Work

On Job Interviews

If you follow my Twitter (@farrahkaya), you’ll know that I had a job interview last week. I like to think I’m quite good at job interviews. I’m confident, professional, and good at incorporating buzz words. Though, it helps that every single interview I’ve ever had has had the same sorts of questions. After the interview, while I was chatting to some girlfriends about it, my mom asked if interviews were really that predictable nowadays. She was very put out hearing that the answer to her question was “yes”.

I don’t know what job interviews were like back before I started working – obviously – but seeing how hard a time my mom is having with the way you apply for jobs nowadays makes me think that it would have been great to be able to experience that kind of process. Not having to fill out quiz after quizz; not retyping your job experience; not policing your online profiles. It honestly sort of bothers me that it’s not about how skilled you are at the job, but how skilled you are at beating the program that looks for key words in resumes.

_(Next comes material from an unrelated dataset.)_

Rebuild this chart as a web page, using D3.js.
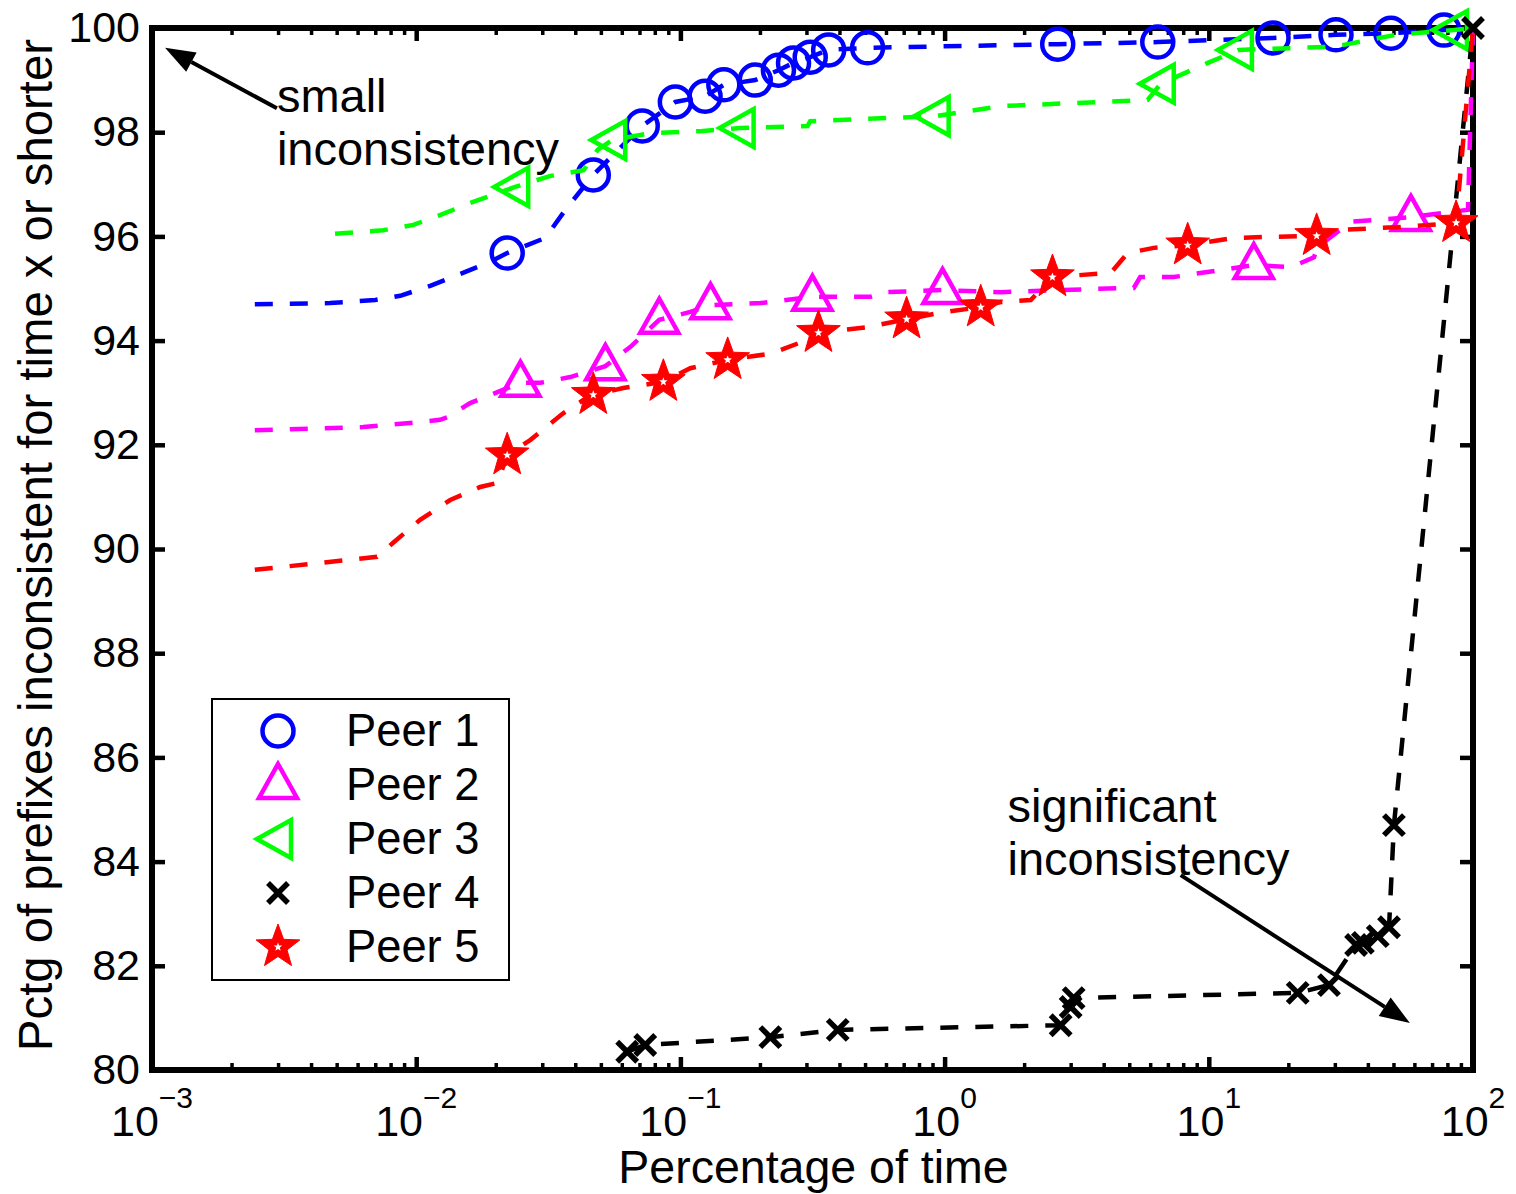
<!DOCTYPE html>
<html>
<head>
<meta charset="utf-8">
<script src="https://cdn.jsdelivr.net/npm/d3@7"></script>
<style>
  body { margin: 0; background: #fff; }
  svg { display: block; font-family: "Liberation Sans", Arial, Helvetica, sans-serif; }
</style>
</head>
<body>
<div id="chart"></div>
<script>
// series: [percentage of time, pctg of prefixes]
const peerNames = ["Peer 1", "Peer 2", "Peer 3", "Peer 4", "Peer 5"];
const peerColors = ["#0000ff", "#ff00ff", "#00ff00", "#000000", "#ff0000"];
const peerMarkers = ["circle", "up", "left", "cross", "star"];

const peer1Line = [[0.00245, 94.70], [0.00472, 94.72], [0.0070, 94.78], [0.0087, 94.86], [0.0113, 95.05],
  [0.0147, 95.28], [0.019, 95.51], [0.0221, 95.68], [0.0308, 95.97], [0.0367, 96.51], [0.0468, 97.18],
  [0.0717, 98.12], [0.0957, 98.58], [0.124, 98.69], [0.146, 98.91], [0.192, 99.0], [0.235, 99.19],
  [0.268, 99.33], [0.310, 99.44], [0.364, 99.58], [0.511, 99.62], [2.68, 99.69], [6.41, 99.73],
  [17.5, 99.81], [30.3, 99.87], [48.9, 99.90], [77.6, 99.96], [100, 100]];
const peer1Marks = [[0.0221, 95.68], [0.0468, 97.18], [0.0717, 98.12], [0.0957, 98.58], [0.124, 98.69],
  [0.146, 98.91], [0.192, 99.0], [0.235, 99.19], [0.268, 99.33], [0.310, 99.44], [0.364, 99.58],
  [0.511, 99.62], [2.68, 99.69], [6.41, 99.73], [17.5, 99.81], [30.3, 99.87], [48.9, 99.90], [77.6, 99.96]];

const peer2Line = [[0.00245, 92.28], [0.0063, 92.34], [0.00948, 92.42], [0.0123, 92.48], [0.0131, 92.53],
  [0.016, 92.80], [0.0203, 93.01], [0.0248, 93.19], [0.0295, 93.19], [0.0383, 93.30], [0.052, 93.51],
  [0.0647, 93.88], [0.0832, 94.40], [0.109, 94.55], [0.130, 94.68], [0.201, 94.72], [0.316, 94.84],
  [0.525, 94.84], [0.60, 94.93], [0.982, 94.97], [1.63, 94.93], [4.76, 95.01], [5.2, 95.01], [5.5, 95.22],
  [7.36, 95.22], [14.8, 95.45], [20.5, 95.41], [25.0, 95.60], [25.9, 95.80], [34.5, 96.28],
  [58.2, 96.37], [95.7, 96.51], [100, 100]];
const peer2Marks = [[0.0248, 93.19], [0.052, 93.51], [0.0832, 94.40], [0.130, 94.68], [0.316, 94.84],
  [0.982, 94.97], [14.8, 95.45], [58.2, 96.37]];

const peer3Line = [[0.00493, 96.05], [0.0075, 96.12], [0.00975, 96.22], [0.0123, 96.41], [0.016, 96.64],
  [0.0237, 96.95], [0.0322, 97.16], [0.043, 97.27], [0.0486, 97.66], [0.0552, 97.85], [0.0769, 97.98],
  [0.119, 98.02], [0.169, 98.08], [0.303, 98.12], [0.310, 98.21], [0.925, 98.31], [1.63, 98.50],
  [5.87, 98.62], [6.58, 98.93], [9.91, 99.33], [13.0, 99.58], [29.7, 99.64], [51.1, 99.87],
  [84.7, 99.96], [100, 100]];
const peer3Marks = [[0.0237, 96.95], [0.0552, 97.85], [0.169, 98.08], [0.925, 98.31], [6.58, 98.93],
  [13.0, 99.58], [84.7, 99.96]];

const peer4Line = [[0.0629, 80.35], [0.0736, 80.48], [0.219, 80.63], [0.394, 80.77], [2.75, 80.86],
  [3.0, 81.21], [3.08, 81.38], [21.7, 81.48], [28.5, 81.63], [36.1, 82.40], [38.3, 82.44],
  [43.6, 82.57], [48.1, 82.74], [50.2, 84.70], [100, 100]];
const peer4Marks = peer4Line;

const peer5Line = [[0.00245, 89.60], [0.00711, 89.85], [0.00818, 90.12], [0.01035, 90.56], [0.01345, 90.94],
  [0.01747, 91.19], [0.0203, 91.27], [0.0221, 91.80], [0.027, 92.09], [0.0361, 92.61], [0.0429, 92.86],
  [0.0468, 92.96], [0.0608, 93.09], [0.0862, 93.21], [0.109, 93.47], [0.151, 93.63], [0.22, 93.75],
  [0.28, 93.95], [0.333, 94.15], [0.5, 94.25], [0.718, 94.41], [1.0, 94.55], [1.37, 94.64],
  [1.63, 94.74], [2.12, 94.78], [2.56, 95.22], [4.26, 95.30], [4.93, 95.68], [6.19, 95.78],
  [8.32, 95.83], [12.4, 95.97], [16.7, 95.99], [25.6, 96.01], [29.7, 96.12], [53.3, 96.18],
  [86.3, 96.26], [100, 100]];
const peer5Marks = [[0.0221, 91.80], [0.0468, 92.96], [0.0862, 93.21], [0.151, 93.63], [0.333, 94.15],
  [0.718, 94.41], [1.37, 94.64], [2.56, 95.22], [8.32, 95.83], [25.6, 96.01], [86.3, 96.26]];

const peerLines = [peer1Line, peer2Line, peer3Line, peer4Line, peer5Line];
const peerMarks = [peer1Marks, peer2Marks, peer3Marks, peer4Marks, peer5Marks];

const yTicks = [80, 82, 84, 86, 88, 90, 92, 94, 96, 98, 100];
const xDecades = [1e-3, 1e-2, 1e-1, 1, 10, 100];
const xExponents = ["\u22123", "\u22122", "\u22121", "0", "1", "2"];

// annotations: arrow tail, arrow tip, text anchor (data units)
const notes = [
  { lines: ["small", "inconsistency"], text: [0.00297, 98.39], tail: [0.00297, 98.46], tip: [0.00112, 99.62] },
  { lines: ["significant", "inconsistency"], text: [1.73, 84.76], tail: [7.83, 83.74], tip: [57.7, 80.90] }
];

const width = 1516, height = 1194;
const mLeft = 152, mRight = 1473, mTop = 28, mBottom = 1070;

const svg = d3.select("#chart").append("svg")
  .attr("width", width)
  .attr("height", height);

svg.append("rect").attr("width", width).attr("height", height).attr("fill", "#fff");

const x = d3.scaleLog().domain([1e-3, 1e2]).range([mLeft, mRight]);
const y = d3.scaleLinear().domain([80, 100]).range([mBottom, mTop]);

const minorTicks = [];
xDecades.slice(0, -1).forEach(d => {
  for (let k = 2; k <= 9; k++) minorTicks.push(k * d);
});

// ticks, inward on all four sides
function tickStyle(g, w) {
  g.select(".domain").remove();
  g.selectAll(".tick line").attr("stroke", "#000").attr("stroke-width", w);
}

svg.append("g").attr("transform", `translate(0,${mBottom})`)
  .call(d3.axisBottom(x).tickValues(minorTicks).tickSize(-7).tickFormat(""))
  .call(g => tickStyle(g, 3.5));
svg.append("g").attr("transform", `translate(0,${mBottom})`)
  .call(d3.axisBottom(x).tickValues(xDecades).tickSize(-13).tickFormat(""))
  .call(g => tickStyle(g, 4.5));
svg.append("g").attr("transform", `translate(0,${mTop})`)
  .call(d3.axisTop(x).tickValues(minorTicks).tickSize(-7).tickFormat(""))
  .call(g => tickStyle(g, 3.5));
svg.append("g").attr("transform", `translate(0,${mTop})`)
  .call(d3.axisTop(x).tickValues(xDecades).tickSize(-13).tickFormat(""))
  .call(g => tickStyle(g, 4.5));

svg.append("g").attr("transform", `translate(${mLeft},0)`)
  .call(d3.axisLeft(y).tickValues(yTicks).tickSize(-13).tickPadding(12))
  .call(g => tickStyle(g, 4.5))
  .call(g => g.selectAll(".tick text")
    .attr("fill", "#000")
    .attr("font-size", 43)
    .attr("font-family", "Liberation Sans, Arial, sans-serif"));
svg.append("g").attr("transform", `translate(${mRight},0)`)
  .call(d3.axisRight(y).tickValues(yTicks).tickSize(-13).tickFormat(""))
  .call(g => tickStyle(g, 4.5));

// x tick labels 10^n
const xl = svg.append("g").attr("font-size", 43);
xDecades.forEach((d, i) => {
  const t = xl.append("text")
    .attr("x", x(d))
    .attr("y", 1136)
    .attr("text-anchor", "middle");
  t.append("tspan").text("10");
  t.append("tspan").attr("dy", -28).attr("font-size", 30).text(xExponents[i]);
});

// frame
svg.append("rect")
  .attr("x", mLeft).attr("y", mTop)
  .attr("width", mRight - mLeft).attr("height", mBottom - mTop)
  .attr("fill", "none")
  .attr("stroke", "#000")
  .attr("stroke-width", 6);

// axis titles
svg.append("text")
  .attr("x", (mLeft + mRight) / 2 + 1)
  .attr("y", 1183)
  .attr("text-anchor", "middle")
  .attr("font-size", 46.5)
  .text("Percentage of time");

svg.append("text")
  .attr("transform", "translate(52,545) rotate(-90)")
  .attr("text-anchor", "middle")
  .attr("font-size", 47.3)
  .text("Pctg of prefixes inconsistent for time x or shorter");

// marker drawing
function starPath(ro, ri) {
  const pts = [];
  for (let i = 0; i < 10; i++) {
    const r = i % 2 === 0 ? ro : ri;
    const a = -Math.PI / 2 + i * Math.PI / 5;
    pts.push([r * Math.cos(a), r * Math.sin(a)]);
  }
  return "M" + pts.map(p => p.join(",")).join("L") + "Z";
}

function drawMarker(g, type, color) {
  if (type === "circle") {
    g.append("circle").attr("r", 15.5).attr("fill", "none")
      .attr("stroke", color).attr("stroke-width", 4.5);
  } else if (type === "up") {
    g.append("path").attr("d", "M0,-21L19,13L-19,13Z").attr("fill", "none")
      .attr("stroke", color).attr("stroke-width", 4.5);
  } else if (type === "left") {
    g.append("path").attr("d", "M-21,0L13,-19L13,19Z").attr("fill", "none")
      .attr("stroke", color).attr("stroke-width", 4.5);
  } else if (type === "cross") {
    g.append("path").attr("d", "M-10,-10L10,10M-10,10L10,-10").attr("fill", "none")
      .attr("stroke", color).attr("stroke-width", 5.5);
  } else if (type === "star") {
    g.append("path").attr("d", starPath(23, 9.5)).attr("fill", color)
      .attr("stroke", color).attr("stroke-width", 1);
    g.append("path").attr("d", starPath(4.5, 1.9)).attr("fill", "#fff");
  }
}

const line = d3.line().x(d => x(d[0])).y(d => y(d[1]));

peerLines.forEach((pts, i) => {
  svg.append("path")
    .datum(pts)
    .attr("d", line)
    .attr("fill", "none")
    .attr("stroke", peerColors[i])
    .attr("stroke-width", 4.5)
    .attr("stroke-dasharray", "18,17");

  svg.append("g").selectAll("g")
    .data(peerMarks[i])
    .join("g")
    .attr("transform", d => `translate(${x(d[0])},${y(d[1])})`)
    .each(function () { drawMarker(d3.select(this), peerMarkers[i], peerColors[i]); });
});

// annotations
notes.forEach(n => {
  const x0 = x(n.tail[0]), y0 = y(n.tail[1]);
  const x1 = x(n.tip[0]), y1 = y(n.tip[1]);
  const a = Math.atan2(y1 - y0, x1 - x0);
  const hl = 30, hw = 11;
  const bx = x1 - hl * Math.cos(a), by = y1 - hl * Math.sin(a);
  svg.append("line")
    .attr("x1", x0).attr("y1", y0).attr("x2", bx).attr("y2", by)
    .attr("stroke", "#000").attr("stroke-width", 4);
  svg.append("path")
    .attr("d", `M${x1},${y1}L${bx - hw * Math.sin(a)},${by + hw * Math.cos(a)}L${bx + hw * Math.sin(a)},${by - hw * Math.cos(a)}Z`)
    .attr("fill", "#000");
  n.lines.forEach((s, k) => {
    svg.append("text")
      .attr("x", x(n.text[0]))
      .attr("y", y(n.text[1]) + k * 53)
      .attr("font-size", 47)
      .text(s);
  });
});

// legend
const legend = svg.append("g");
legend.append("rect")
  .attr("x", 212).attr("y", 699)
  .attr("width", 297).attr("height", 281)
  .attr("fill", "#fff")
  .attr("stroke", "#000")
  .attr("stroke-width", 2);
peerNames.forEach((name, i) => {
  const cy = 731 + i * 54;
  const g = legend.append("g").attr("transform", `translate(278,${cy})`);
  drawMarker(g, peerMarkers[i], peerColors[i]);
  legend.append("text")
    .attr("x", 346)
    .attr("y", cy + 15)
    .attr("font-size", 45.3)
    .text(name);
});
</script>
</body>
</html>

The thing I remember most about job hunting when I was younger was that there was still value going into the place you’re applying. I actually got a job at Rogers Video (I know) and Roots through going in and introducing myself. Now, if you want to find a job – especially in retail – there’s hardly any point going in anymore, since resumes get sorted via HR’s computers first. Sure, there’s value knowing that the manager can put a face to a name – maybe – but even then, it’s not always the manager that does the hiring.

There are so many people my age that are qualified to do amazing things, and yet we’re sitting on our laptops filling out qualifying questionnaires . I have a friend with a MA, and she works in a clothing store. She can’t even find work as a secretary, for goodness sake. I’m applying for my MA now, and it honestly is a concern of mine that if I get my MA – even my PhD – am I going to amount to anything more than an overqualified clothing salesperson, filling in online questionnaires?

One thing that occurs to me as I write this, at least, is that by the time I’m graduating my PhD, most of the baby boomers will hopefully have retired. Maybe I’ll be able to find a professorship then.